14 de maio de 2014

O escangalhamento da contratação coletiva

Novos tempos exigem novas palavras para descrever a realidade. Escangalhamento acabou de nascer para descrever o que faz o Governo nas suas propostas de revisão da legislação laboral, mais concretamente, da contratação coletiva.
Os contratos coletivos entre associações de empregadores ou empresas e sindicatos de trabalhadores têm vantagens para as duas partes. A empresa negoceia um contrato único para todos os trabalhadores, deixando de ter regimes diversos e variados para alguns. E os trabalhadores podem conseguir obter melhores condições de trabalho, pois, ao agir em conjunto, têm mais força negocial. 
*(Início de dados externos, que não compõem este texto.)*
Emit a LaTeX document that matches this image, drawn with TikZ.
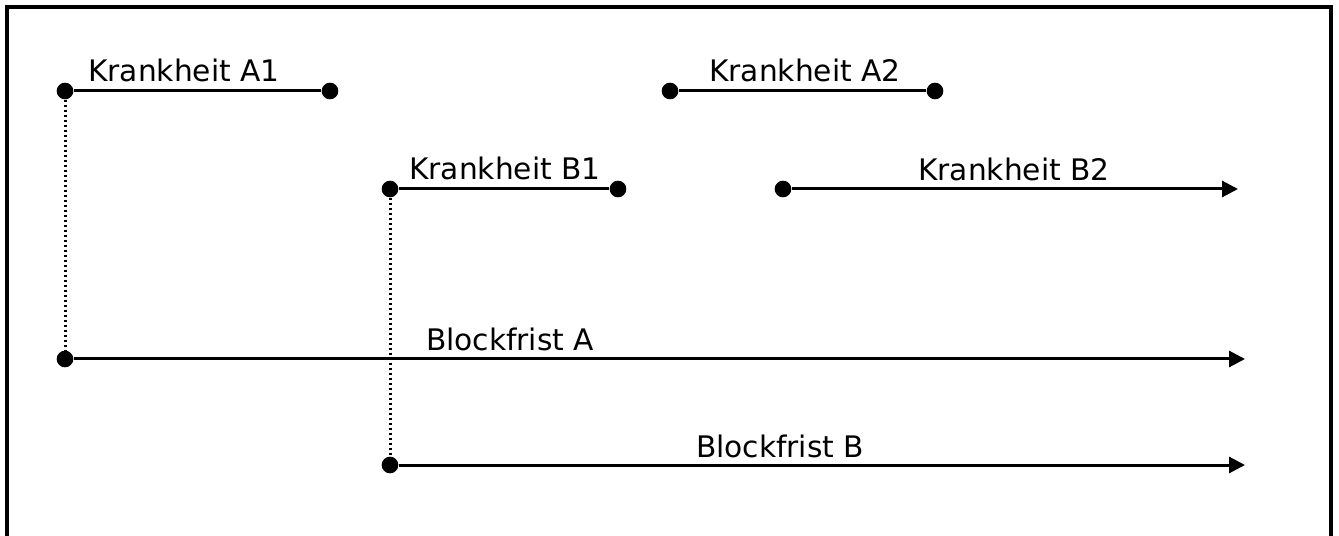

Pela sua natureza, este contrato coletivo deve ser periodicamente revisto ou pode até acabar por iniciativa de uma das partes. Daí que o Código do Trabalho tenha regras para o que acontece quando o contrato coletivo chega ao fim ou quando, em novas negociações, não há acordo e há um impasse. A solução é simples: o contrato coletivo continua a vigorar por mais ano e meio e, se mesmo assim, não houver acordo, há lugar a arbitragem no Conselho Económico e Social para decidir como fica o contrato coletivo. Durante todo este processo os trabalhadores não perdem nem um cêntimo da sua remuneração. O que faz todo o sentido. Esta solução é justa, sensata e permite que, ao longo deste processo negocial, nenhuma das partes tenha mais força que a outra e possa impor uma solução desequilibrada.
Impante como se quer, Mota Soares apresentou na semana passada uma proposta mágica para escangalhar a contratação coletiva: se o contrato coletivo terminasse, os trabalhadores perderiam automaticamente direito a todas as parcelas da remuneração que não fossem remuneração-base. Ou seja, durante qualquer processo negocial relativo a um contrato coletivo, as associações de empregadores ou empresas passavam a poder impor as suas condições aos trabalhadores. O processo negocial pretendido por Mota Soares não era um processo negocial. Era um processo desigual. Pois os trabalhadores nunca poderiam negociar em igualdade sabendo que, a partir de determinado momento, passariam a ganhar menos.
O absurdo desta solução era tão evidente que nem as confederações patronais apoiaram esta proposta. Daí o escangalhamento. Escangalhar a contratação coletiva, fazendo com que não funcione. E fingimento, fingir que esta proposta era séria. Não era. Nem nunca poderia ser aceite por qualquer confederação de sindicatos, incluindo a UGT.
Ontem e hoje, anunciou-se com pompa que o Governo cedeu e esta proposta caiu. Não é verdade. Esta era uma proposta falsa para que o Governo fingisse que tinha cedido. Perguntar qual é o preço da UGT para alinhar com Passos, como pergunta António Costa, diretor do Diário Económico aqui, não está certo. A pergunta devia ser: qual é o preço do Governo para fazer propostas sérias?